В этой части в Определении можно наблюдать некоторую конкретизацию и уточнение прежних подходов. Во-первых, на подобном уровне впервые столь четко артикулировано приравнивание между собой «налоговой» и «гражданско-правовой» или «коммерческой» осмотрительности. Это совершенно логичное суждение, поскольку неразумно от налогоплательщиков требовать проявления специальной «налоговой» осмотрительности при заключении сделок, если такая осмотрительность не нужна при ведении бизнеса, а необходима лишь «для галочки в налоговую инспекцию». Такое приравнивание должно означать, что налогоплательщик подходит к выбору контрагента с оглядкой на последствия неправильного выбора для своего бизнеса: если сделка значима для бизнес-процессов, компания всегда убедится в том, что контрагент выполнит обязательства надлежащим образом, перестрахуется, получит обеспечение и т.п. Напротив, пониженный уровень критичности возможен при совершении малозначительных сделок (например, пополнение запасов канцелярии или туалетной бумаги).
В этом контексте примечательно, что Верховный Суд предлагает с учетом такого подхода предъявлять различные требования должной осмотрительности к совершению сделок разного масштаба для деятельности налогоплательщика. Безусловно это соответствует подходам к коммерческой осмотрительности, но применение этого правильного посыла от Суда на практике налоговыми органами и нижестоящими судами вызывает осторожный скепсис – ведь и в более простых вопросах, как мы видим, единообразия правоприменения за последние полтора десятилетия добиться не получилось.
Ситуация безусловно усугубляется тем, что данная категория налоговых споров базируется не на применении норм права, а на оценке обстоятельств, которые в каждом деле различаются. В свою очередь, такие отличия дают на практике хороший повод не применять базовые и принципиальные подходы вышестоящих судов со ссылками «на иные фактические обстоятельства».

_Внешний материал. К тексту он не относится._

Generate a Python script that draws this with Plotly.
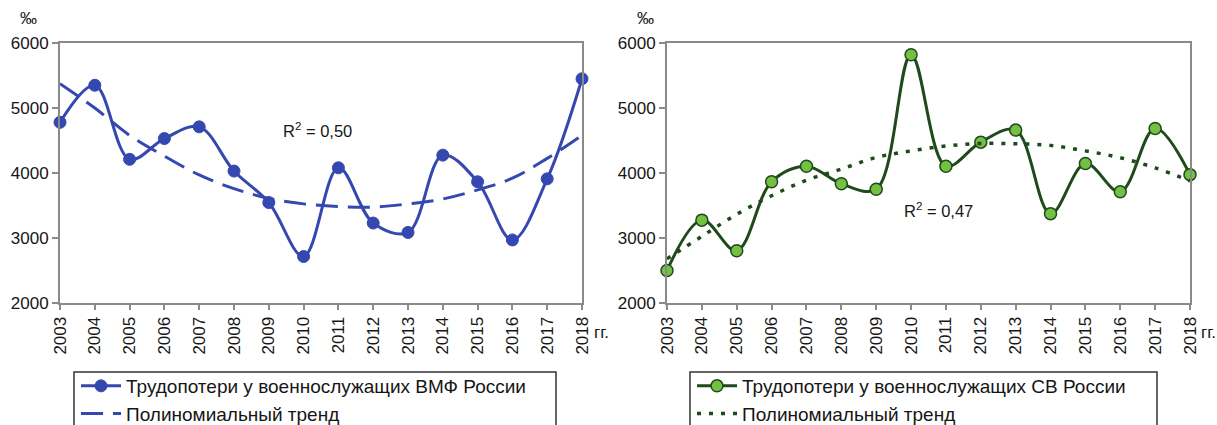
import plotly.graph_objects as go

years = list(range(2003, 2019))
year_labels = [str(y) for y in years]

# Трудопотери у военнослужащих ВМФ России, ‰
navy_values = [4780, 5350, 4210, 4530, 4710, 4030, 3545, 2715, 4080, 3230,
               3085, 4275, 3865, 2970, 3910, 5450]
navy_trend = [5375, 5000, 4580, 4260, 3970, 3760, 3610, 3525, 3485, 3475,
              3525, 3600, 3740, 3920, 4225, 4580]

# Трудопотери у военнослужащих СВ России, ‰
army_values = [2500, 3275, 2805, 3865, 4105, 3835, 3750, 5820, 4105, 4475,
               4660, 3375, 4145, 3710, 4685, 3975]
army_trend = [2680, 3025, 3365, 3650, 3890, 4060, 4240, 4340, 4415, 4455,
              4450, 4425, 4340, 4235, 4080, 3880]

navy_r2 = "R<sup>2</sup> = 0,50"
army_r2 = "R<sup>2</sup> = 0,47"

y_ticks = [2000, 3000, 4000, 5000, 6000]

BLUE = "#3548b0"
DGREEN = "#1e4a1c"
LGREEN = "#74c043"
FRAME = "#8a8a8a"
INK = "#161616"
FONT = "Liberation Sans, Arial, sans-serif"

W, H = 1217, 425


def fx(px):
    return px / W


def fy(py):
    return 1 - py / H


fig = go.Figure()

# left panel
fig.add_trace(go.Scatter(
    x=years, y=navy_values, mode="lines+markers", cliponaxis=False,
    line=dict(color=BLUE, width=3, shape="spline", smoothing=1.0),
    marker=dict(size=12, color=BLUE, line=dict(color=BLUE, width=1)),
    name="Трудопотери у военнослужащих ВМФ России",
    xaxis="x", yaxis="y", legend="legend"))
fig.add_trace(go.Scatter(
    x=years, y=navy_trend, mode="lines",
    line=dict(color=BLUE, width=3, dash="22px,10px", shape="spline"),
    name="Полиномиальный тренд",
    xaxis="x", yaxis="y", legend="legend"))

# right panel
fig.add_trace(go.Scatter(
    x=years, y=army_values, mode="lines+markers", cliponaxis=False,
    line=dict(color=DGREEN, width=3, shape="spline", smoothing=1.0),
    marker=dict(size=12, color=LGREEN, line=dict(color=DGREEN, width=1.5)),
    name="Трудопотери у военнослужащих СВ России",
    xaxis="x2", yaxis="y2", legend="legend2"))
fig.add_trace(go.Scatter(
    x=years, y=army_trend, mode="lines",
    line=dict(color=DGREEN, width=3.5, dash="4px,8px", shape="spline"),
    name="Полиномиальный тренд",
    xaxis="x2", yaxis="y2", legend="legend2"))

xaxis_common = dict(
    range=[2003, 2018], tickmode="array", tickvals=years, ticktext=year_labels,
    tickangle=-90, ticks="outside", ticklen=5, tickcolor=FRAME, tickwidth=1.5,
    showline=True, linecolor=FRAME, linewidth=2, mirror=True,
    showgrid=False, zeroline=False,
    tickfont=dict(family=FONT, size=17, color=INK),
)
yaxis_common = dict(
    range=[2000, 6000], tickmode="array", tickvals=y_ticks,
    ticks="outside", ticklen=6, tickcolor=FRAME, tickwidth=1.5,
    showline=True, linecolor=FRAME, linewidth=2, mirror=True,
    showgrid=False, zeroline=False,
    tickfont=dict(family=FONT, size=17, color=INK),
)

# legend frames are drawn as shapes so they can run past the bottom edge
legend_common = dict(
    bgcolor="rgba(0,0,0,0)", borderwidth=0,
    font=dict(family=FONT, size=19, color=INK),
    xanchor="left", yanchor="top", tracegroupgap=0, itemwidth=40,
)

fig.update_layout(
    width=W, height=H,
    margin=dict(l=0, r=0, t=0, b=0, autoexpand=False),
    paper_bgcolor="white", plot_bgcolor="white",
    font=dict(family=FONT, color=INK),
    xaxis=dict(domain=[fx(60), fx(582)], anchor="y", **xaxis_common),
    yaxis=dict(domain=[fy(303), fy(43)], anchor="x", **yaxis_common),
    xaxis2=dict(domain=[fx(667), fx(1190)], anchor="y2", **xaxis_common),
    yaxis2=dict(domain=[fy(303), fy(43)], anchor="x2", **yaxis_common),
    legend=dict(x=fx(76), y=fy(367), **legend_common),
    legend2=dict(x=fx(692), y=fy(367), **legend_common),
    showlegend=True,
)

box_style = dict(type="rect", xref="paper", yref="paper",
                 line=dict(color="#333", width=1.5), fillcolor="rgba(0,0,0,0)",
                 layer="below")
fig.add_shape(x0=fx(74), x1=fx(556), y0=fy(372), y1=fy(440), **box_style)
fig.add_shape(x0=fx(690), x1=fx(1157), y0=fy(372), y1=fy(440), **box_style)

annotations = [
    dict(text=navy_r2, x=2010.4, y=4660, xref="x", yref="y", showarrow=False,
         font=dict(family=FONT, size=16.5, color=INK)),
    dict(text=army_r2, x=2010.8, y=3430, xref="x2", yref="y2", showarrow=False,
         font=dict(family=FONT, size=16.5, color=INK)),
    dict(text="‰", x=fx(29), y=fy(19), xref="paper", yref="paper",
         xanchor="center", yanchor="middle", showarrow=False,
         font=dict(family=FONT, size=17, color=INK)),
    dict(text="‰", x=fx(645), y=fy(19), xref="paper", yref="paper",
         xanchor="center", yanchor="middle", showarrow=False,
         font=dict(family=FONT, size=17, color=INK)),
    dict(text="гг.", x=fx(592), y=fy(332), xref="paper", yref="paper",
         xanchor="left", yanchor="middle", showarrow=False,
         font=dict(family=FONT, size=17, color=INK)),
    dict(text="гг.", x=fx(1199), y=fy(332), xref="paper", yref="paper",
         xanchor="left", yanchor="middle", showarrow=False,
         font=dict(family=FONT, size=17, color=INK)),
]
fig.update_layout(annotations=annotations)

fig.write_html("out.html")
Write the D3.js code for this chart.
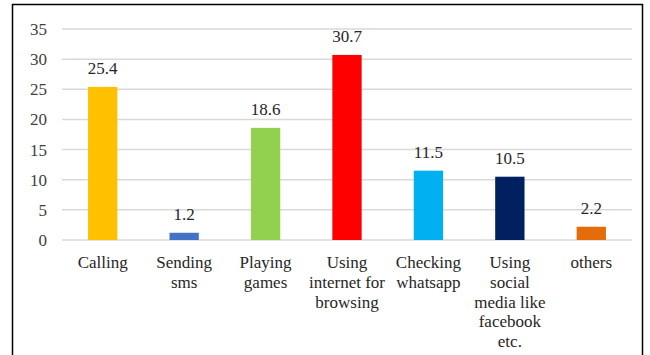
<!DOCTYPE html>
<html>
<head>
<meta charset="utf-8">
<script src="https://cdn.jsdelivr.net/npm/d3@7"></script>
<style>
  body { margin: 0; background: #fff; }
  svg text { font-family: "Liberation Serif", "Times New Roman", Tinos, "DejaVu Serif", serif !important; }
</style>
</head>
<body>
<svg width="650" height="355"></svg>
<script>
// chart data
const categories = ['Calling', 'Sending\nsms', 'Playing\ngames', 'Using\ninternet for\nbrowsing',
  'Checking\nwhatsapp', 'Using\nsocial\nmedia like\nfacebook\netc.', 'others']
const values = [25.4, 1.2, 18.6, 30.7, 11.5, 10.5, 2.2]
const colors = ['#FFC000', '#4472C4', '#92D050', '#FF0000', '#00B0F0', '#002060', '#E46C0A']
const yTicks = [0, 5, 10, 15, 20, 25, 30, 35]

const FONT = '"Liberation Serif", "Times New Roman", serif'

let svg = d3.select('svg')
let margin = { top: 29, right: 18, bottom: 115, left: 62 }
let width = 650 - margin.left - margin.right
let height = 355 - margin.top - margin.bottom

// outer frame
svg.append('rect')
  .attr('x', 12.5).attr('y', 4.5)
  .attr('width', 630).attr('height', 360)
  .attr('fill', 'none').attr('stroke', '#000').attr('stroke-width', 1.5)

let g = svg.append('g')
  .attr('transform', 'translate(' + margin.left + ',' + margin.top + ')')

let x = d3.scaleBand()
  .domain(categories)
  .range([0, width])
  .paddingInner(0.64)
  .paddingOuter(0.32)

let y = d3.scaleLinear()
  .domain([0, 35])
  .range([height, 0])

// gridlines
g.append('g')
  .selectAll('line')
  .data(yTicks)
  .enter()
  .append('line')
  .attr('x1', 0).attr('x2', width)
  .attr('y1', d => y(d)).attr('y2', d => y(d))
  .attr('stroke', '#d9d9d9').attr('stroke-width', 1.5)

// y axis labels
let yAxis = g.append('g')
  .call(d3.axisLeft(y).tickValues(yTicks).tickSize(0).tickPadding(15))
  .attr('font-family', FONT)
yAxis.select('.domain').remove()
yAxis.selectAll('text')
  .attr('font-size', 17)
  .attr('fill', '#404040')

// bars
g.selectAll('.bar')
  .data(values)
  .enter()
  .append('rect')
  .attr('class', 'bar')
  .attr('x', (d, i) => x(categories[i]))
  .attr('y', d => y(d))
  .attr('width', x.bandwidth())
  .attr('height', d => height - y(d))
  .attr('fill', (d, i) => colors[i])

// value labels
g.selectAll('.val')
  .data(values)
  .enter()
  .append('text')
  .attr('class', 'val')
  .attr('x', (d, i) => x(categories[i]) + x.bandwidth() / 2)
  .attr('y', d => y(d) - 13)
  .attr('text-anchor', 'middle')
  .attr('font-family', FONT)
  .attr('font-size', 17)
  .attr('fill', '#262626')
  .text(d => d)

// category labels, one tspan per line
let cat = g.selectAll('.cat')
  .data(categories)
  .enter()
  .append('text')
  .attr('class', 'cat')
  .attr('text-anchor', 'middle')
  .attr('font-family', FONT)
  .attr('font-size', 17)
  .attr('fill', '#262626')
  .attr('transform', d => 'translate(' + (x(d) + x.bandwidth() / 2) + ',' + (height + 28) + ')')

cat.selectAll('tspan')
  .data(d => d.split('\n'))
  .enter()
  .append('tspan')
  .attr('x', 0)
  .attr('y', (d, i) => i * 19.8)
  .text(d => d)
</script>
</body>
</html>
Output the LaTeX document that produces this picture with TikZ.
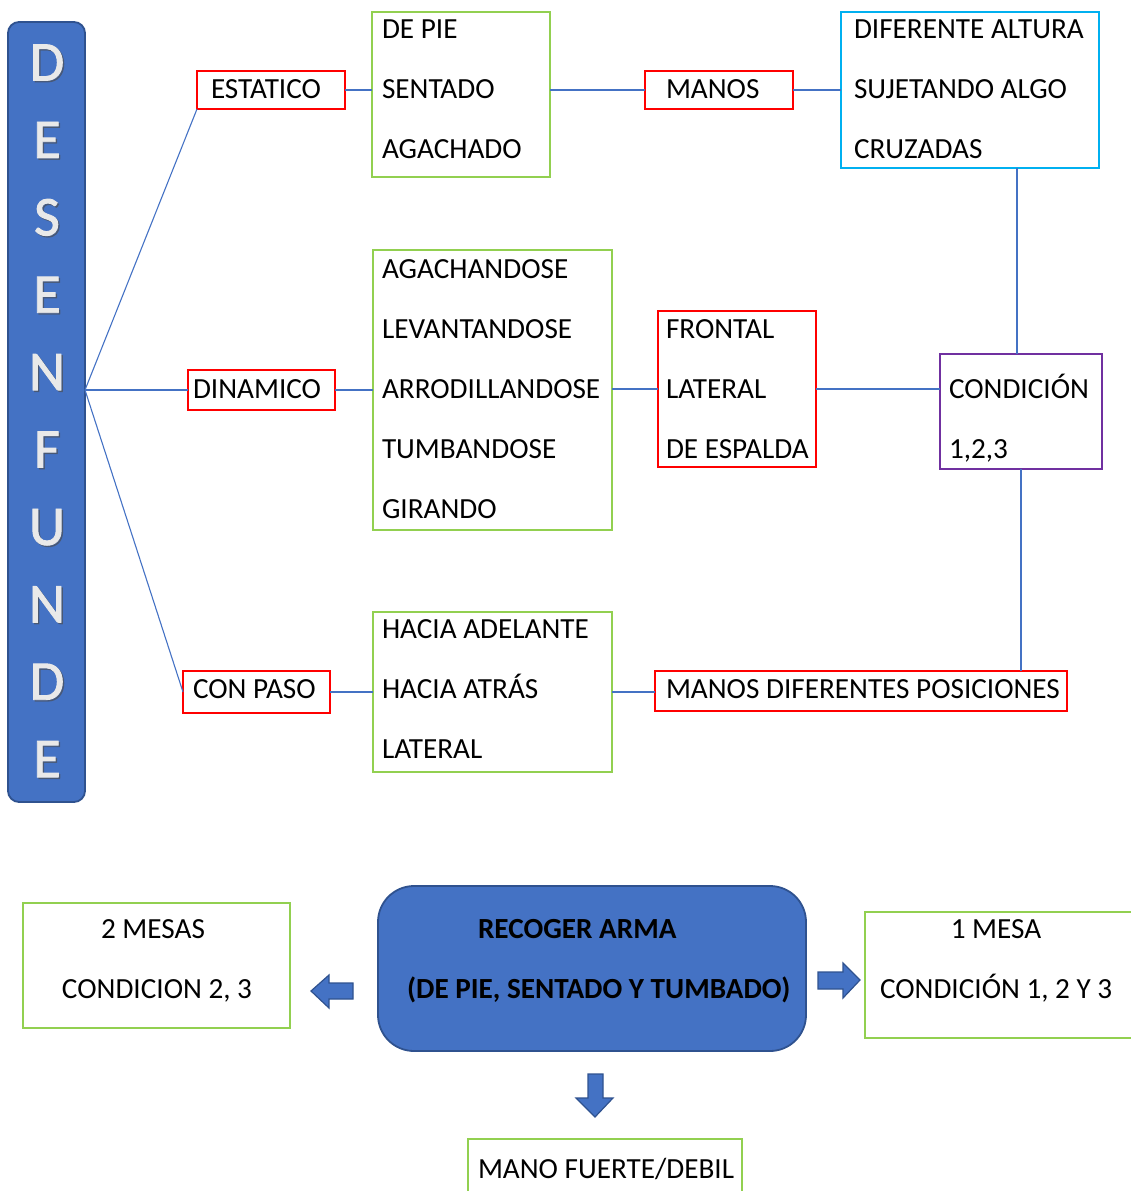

В то же время очередное напоминание нижестоящим судам о подходах к подобным спорам не может не радовать. При этом, вероятно, главным вопросом, который оставляет после себя данное Определение, является вопрос о его применимости к делам, разрешаемым с 2017 года на основе статьи 54.1 НК РФ, которая, по толкованию ФНС России (письма
от 31.10.2017 № ЕД-4-2/22123@ и
от 16.08.2017 № СА-4-7/16152@), вводит новое правовое регулирование, не упоминая «должную осмотрительность» и тем самым отказываясь от нее.
Отрицательный ответ на этот вопрос в значительной степени нивелирует значимость Определения, поскольку уже через год-два абсолютное большинство аналогичных по фактуре споров будет рассматриваться в судах по «новым» правилам статьи 54.1 НК РФ.
По объективным причинам Верховный Суд не мог в рамках комментируемого дела высказаться о судебной практике, основанной на данной статье, но используемые в Определении формулировки максимально сближают между собой эпохи «до и после» статьи 54.1 НК РФ. Например, отдельно в Определении анализируется вопрос исполнения обязательств по сделке иным лицом – и Суд делает однозначный вывод о том, что таковое не может рассматриваться как безусловное основание для отказа в налоговом вычете. Вопрос такого исполнения должен находиться в пределах разумного контроля со стороны налогоплательщика (та самая «коммерческая осмотрительность»), но не превращаться в безусловное формальное основание для отказа в налоговой выгоде в виде налоговых вычетов и расходов. Другими словами, категория «знал или должен был знать» применительно к нарушению статьи 54.1 НК РФ все-таки должна иметь главенствующее значение.
Иной подход противоречил бы принципам налогообложения (нейтральности НДС, недопустимости возложения на налогоплательщика ответственности за налоговую исполнительность третьих лиц, запрета объективного вменения), которые подробно освещаются в начале текста Определения. Указанные принципы носят универсальный характер и не могут зависеть от способа толкования ФНС России или иными правоприменителями положений статьи 54.1 НК РФ во взаимосвязи с предыдущей судебной практикой. Это позволяет достаточно уверенно предположить, что в Верховном Суде не получит поддержки формальный подход к применению статьи 54.1 НК РФ, в частности, закрепленного в ней «теста на сторону договора», без учета субъективной стороны и реальной возможности налогоплательщика влиять на поведение своего контрагента, заключение договора и ход его исполнения с учетом той самой «коммерческой осмотрительности» и обстоятельств конкретного дела.
Наконец, можно отметить взвешенный подход Верховного Суда к распределению бремени доказывания в подобных спорах. Действительно, неразумно было бы требовать от налогового органа устанавливать за налогоплательщика проявление им осмотрительности, поэтому инспекция вправе ставить перед предпринимателями вопросы, касающиеся подозрений в отношении спорных операций и использования контрагентов в противоправных целях. Однако здесь уже налогоплательщик со своей стороны должен иметь возможность возразить по двум направлениям: либо контрагент «на самом деле» не является подозрительным или «номинальным», как его представляет инспекция, либо даже при наличии отдельных признаков «недобросовестности» налогоплательщик не знал о них, а равно не должен был знать в рамках проявления нормальной «коммерческой осмотрительности» в отношении исполнения договора таким контрагентом с учетом специфики заключаемой сделки, истории взаимоотношений и т.д. В свою очередь, налоговый орган вправе опровергать такие доводы новыми доказательствами, но не ограничиваясь одной лишь первоначальной констатацией неблагонадежности контрагента через отсутствие у того персонала, основных средств или значимых налоговых платежей. Представляется, что именно такой алгоритм в наибольшей степени соответствовал бы соблюдению баланса частно-публичных интересов – осталось добиться, чтобы он неукоснительно соблюдался правоприменителями разных уровней.